Requirement
Leave out all pictures. Return exactly the lines from the top of the material through the line containing "x_end = [50.0, 50.0, 50.0, 49.1, 50.0]".

Available data

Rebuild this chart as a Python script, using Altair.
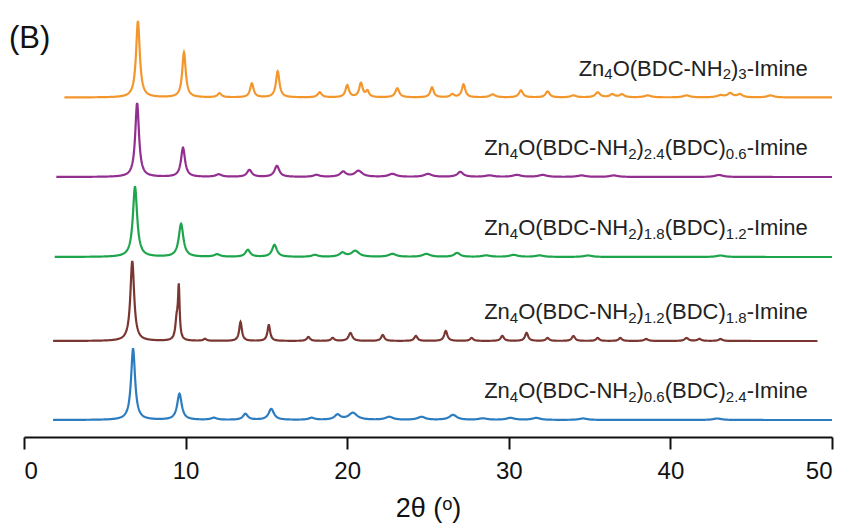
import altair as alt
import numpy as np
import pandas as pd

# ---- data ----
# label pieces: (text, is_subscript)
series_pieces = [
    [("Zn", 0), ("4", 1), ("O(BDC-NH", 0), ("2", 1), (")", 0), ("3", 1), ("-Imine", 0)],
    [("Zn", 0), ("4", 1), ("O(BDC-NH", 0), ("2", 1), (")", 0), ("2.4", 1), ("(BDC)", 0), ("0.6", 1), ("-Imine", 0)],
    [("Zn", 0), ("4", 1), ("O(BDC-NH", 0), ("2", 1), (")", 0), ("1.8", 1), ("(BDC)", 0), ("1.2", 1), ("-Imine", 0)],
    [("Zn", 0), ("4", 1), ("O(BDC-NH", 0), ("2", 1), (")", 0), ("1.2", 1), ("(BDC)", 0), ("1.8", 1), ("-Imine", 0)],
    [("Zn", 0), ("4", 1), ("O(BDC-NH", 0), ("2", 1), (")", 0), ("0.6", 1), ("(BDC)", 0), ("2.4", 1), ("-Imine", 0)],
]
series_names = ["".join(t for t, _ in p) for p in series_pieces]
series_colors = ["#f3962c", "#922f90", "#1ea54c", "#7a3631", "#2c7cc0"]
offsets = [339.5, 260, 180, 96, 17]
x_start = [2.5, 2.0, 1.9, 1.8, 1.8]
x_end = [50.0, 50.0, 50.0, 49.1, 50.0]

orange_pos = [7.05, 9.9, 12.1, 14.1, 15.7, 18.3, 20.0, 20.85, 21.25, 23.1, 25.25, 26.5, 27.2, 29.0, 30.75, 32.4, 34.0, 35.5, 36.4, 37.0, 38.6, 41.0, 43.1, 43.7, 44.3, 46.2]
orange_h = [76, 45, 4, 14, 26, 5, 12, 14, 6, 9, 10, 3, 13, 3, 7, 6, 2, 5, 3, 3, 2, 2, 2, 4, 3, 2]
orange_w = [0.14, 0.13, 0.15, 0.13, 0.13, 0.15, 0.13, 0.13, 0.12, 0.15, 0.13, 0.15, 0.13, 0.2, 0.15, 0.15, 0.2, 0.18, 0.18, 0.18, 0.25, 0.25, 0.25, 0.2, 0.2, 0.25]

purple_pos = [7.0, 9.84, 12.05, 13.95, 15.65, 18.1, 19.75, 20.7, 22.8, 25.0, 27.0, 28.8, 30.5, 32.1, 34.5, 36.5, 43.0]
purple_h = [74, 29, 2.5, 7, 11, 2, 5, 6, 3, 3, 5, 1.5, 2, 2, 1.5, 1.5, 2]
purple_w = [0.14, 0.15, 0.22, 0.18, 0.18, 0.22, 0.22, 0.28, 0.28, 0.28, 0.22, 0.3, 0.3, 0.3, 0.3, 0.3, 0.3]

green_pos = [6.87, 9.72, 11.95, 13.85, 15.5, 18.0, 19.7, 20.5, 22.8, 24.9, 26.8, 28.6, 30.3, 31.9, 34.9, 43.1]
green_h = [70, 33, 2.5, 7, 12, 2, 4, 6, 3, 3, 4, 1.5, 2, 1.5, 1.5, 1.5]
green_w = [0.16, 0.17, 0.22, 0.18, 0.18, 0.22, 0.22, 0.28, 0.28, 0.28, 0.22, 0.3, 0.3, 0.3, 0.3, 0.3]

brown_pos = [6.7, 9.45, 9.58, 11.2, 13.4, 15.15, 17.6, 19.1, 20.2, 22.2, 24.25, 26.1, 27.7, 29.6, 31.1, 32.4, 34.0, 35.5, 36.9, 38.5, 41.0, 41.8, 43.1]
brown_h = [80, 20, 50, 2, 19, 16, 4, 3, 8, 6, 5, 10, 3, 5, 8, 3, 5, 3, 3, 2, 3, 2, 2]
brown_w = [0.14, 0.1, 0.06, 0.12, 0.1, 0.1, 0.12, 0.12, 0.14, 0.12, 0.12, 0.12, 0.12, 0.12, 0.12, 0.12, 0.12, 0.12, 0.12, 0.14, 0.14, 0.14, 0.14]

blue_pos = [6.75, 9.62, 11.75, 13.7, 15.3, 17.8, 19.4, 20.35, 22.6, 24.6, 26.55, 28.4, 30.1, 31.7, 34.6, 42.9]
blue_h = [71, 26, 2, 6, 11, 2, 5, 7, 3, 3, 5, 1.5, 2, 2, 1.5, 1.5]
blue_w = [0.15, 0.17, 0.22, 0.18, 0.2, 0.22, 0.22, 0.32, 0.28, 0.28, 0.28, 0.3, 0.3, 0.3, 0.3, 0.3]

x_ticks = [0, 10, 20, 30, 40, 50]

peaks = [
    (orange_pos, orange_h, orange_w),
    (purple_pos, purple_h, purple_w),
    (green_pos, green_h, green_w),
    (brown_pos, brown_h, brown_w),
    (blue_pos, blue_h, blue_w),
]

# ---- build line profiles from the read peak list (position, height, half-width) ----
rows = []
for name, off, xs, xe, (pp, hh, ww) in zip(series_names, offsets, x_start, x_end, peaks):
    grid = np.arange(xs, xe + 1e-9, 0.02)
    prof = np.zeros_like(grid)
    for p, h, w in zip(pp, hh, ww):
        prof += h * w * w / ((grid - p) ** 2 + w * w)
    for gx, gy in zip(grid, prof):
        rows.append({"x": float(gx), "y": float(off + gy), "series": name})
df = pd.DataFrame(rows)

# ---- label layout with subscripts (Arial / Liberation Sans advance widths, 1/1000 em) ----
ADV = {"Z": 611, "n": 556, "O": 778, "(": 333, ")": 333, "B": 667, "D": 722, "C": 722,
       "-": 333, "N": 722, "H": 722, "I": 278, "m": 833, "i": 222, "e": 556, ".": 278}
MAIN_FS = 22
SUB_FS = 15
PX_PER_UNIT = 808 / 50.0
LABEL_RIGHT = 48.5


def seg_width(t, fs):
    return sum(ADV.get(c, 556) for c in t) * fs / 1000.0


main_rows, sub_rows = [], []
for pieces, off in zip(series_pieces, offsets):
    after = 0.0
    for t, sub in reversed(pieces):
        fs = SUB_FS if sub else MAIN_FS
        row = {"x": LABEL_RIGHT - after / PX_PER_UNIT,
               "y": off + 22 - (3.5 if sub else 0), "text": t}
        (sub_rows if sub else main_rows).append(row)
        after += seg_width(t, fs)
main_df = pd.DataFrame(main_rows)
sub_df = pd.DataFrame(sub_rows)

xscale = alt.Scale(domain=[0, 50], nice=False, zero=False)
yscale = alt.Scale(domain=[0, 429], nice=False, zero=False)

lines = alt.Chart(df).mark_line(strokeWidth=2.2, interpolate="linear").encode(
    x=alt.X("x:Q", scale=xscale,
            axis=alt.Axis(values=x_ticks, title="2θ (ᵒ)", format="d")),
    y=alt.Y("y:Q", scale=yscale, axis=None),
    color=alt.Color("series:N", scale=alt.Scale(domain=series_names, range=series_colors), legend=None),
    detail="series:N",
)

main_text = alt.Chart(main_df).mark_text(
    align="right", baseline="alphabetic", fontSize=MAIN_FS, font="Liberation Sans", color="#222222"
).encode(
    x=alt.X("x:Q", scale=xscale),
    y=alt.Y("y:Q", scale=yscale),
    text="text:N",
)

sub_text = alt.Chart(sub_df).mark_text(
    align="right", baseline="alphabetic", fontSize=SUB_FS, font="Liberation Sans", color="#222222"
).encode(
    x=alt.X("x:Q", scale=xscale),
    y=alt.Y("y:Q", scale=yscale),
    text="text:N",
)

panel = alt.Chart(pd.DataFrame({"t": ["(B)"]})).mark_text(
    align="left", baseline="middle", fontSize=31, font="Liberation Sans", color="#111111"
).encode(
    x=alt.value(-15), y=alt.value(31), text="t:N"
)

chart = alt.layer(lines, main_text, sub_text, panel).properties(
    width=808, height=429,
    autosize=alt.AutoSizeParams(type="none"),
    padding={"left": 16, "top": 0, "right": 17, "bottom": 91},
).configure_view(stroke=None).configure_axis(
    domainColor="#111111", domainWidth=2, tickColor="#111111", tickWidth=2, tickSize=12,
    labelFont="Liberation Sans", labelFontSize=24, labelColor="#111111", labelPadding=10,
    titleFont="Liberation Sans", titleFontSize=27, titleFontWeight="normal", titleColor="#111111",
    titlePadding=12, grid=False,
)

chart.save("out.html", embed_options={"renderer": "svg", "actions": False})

Written response
Rebuild this chart as a Python script, using Altair.
import altair as alt
import numpy as np
import pandas as pd

# ---- data ----
# label pieces: (text, is_subscript)
series_pieces = [
    [("Zn", 0), ("4", 1), ("O(BDC-NH", 0), ("2", 1), (")", 0), ("3", 1), ("-Imine", 0)],
    [("Zn", 0), ("4", 1), ("O(BDC-NH", 0), ("2", 1), (")", 0), ("2.4", 1), ("(BDC)", 0), ("0.6", 1), ("-Imine", 0)],
    [("Zn", 0), ("4", 1), ("O(BDC-NH", 0), ("2", 1), (")", 0), ("1.8", 1), ("(BDC)", 0), ("1.2", 1), ("-Imine", 0)],
    [("Zn", 0), ("4", 1), ("O(BDC-NH", 0), ("2", 1), (")", 0), ("1.2", 1), ("(BDC)", 0), ("1.8", 1), ("-Imine", 0)],
    [("Zn", 0), ("4", 1), ("O(BDC-NH", 0), ("2", 1), (")", 0), ("0.6", 1), ("(BDC)", 0), ("2.4", 1), ("-Imine", 0)],
]
series_names = ["".join(t for t, _ in p) for p in series_pieces]
series_colors = ["#f3962c", "#922f90", "#1ea54c", "#7a3631", "#2c7cc0"]
offsets = [339.5, 260, 180, 96, 17]
x_start = [2.5, 2.0, 1.9, 1.8, 1.8]
x_end = [50.0, 50.0, 50.0, 49.1, 50.0]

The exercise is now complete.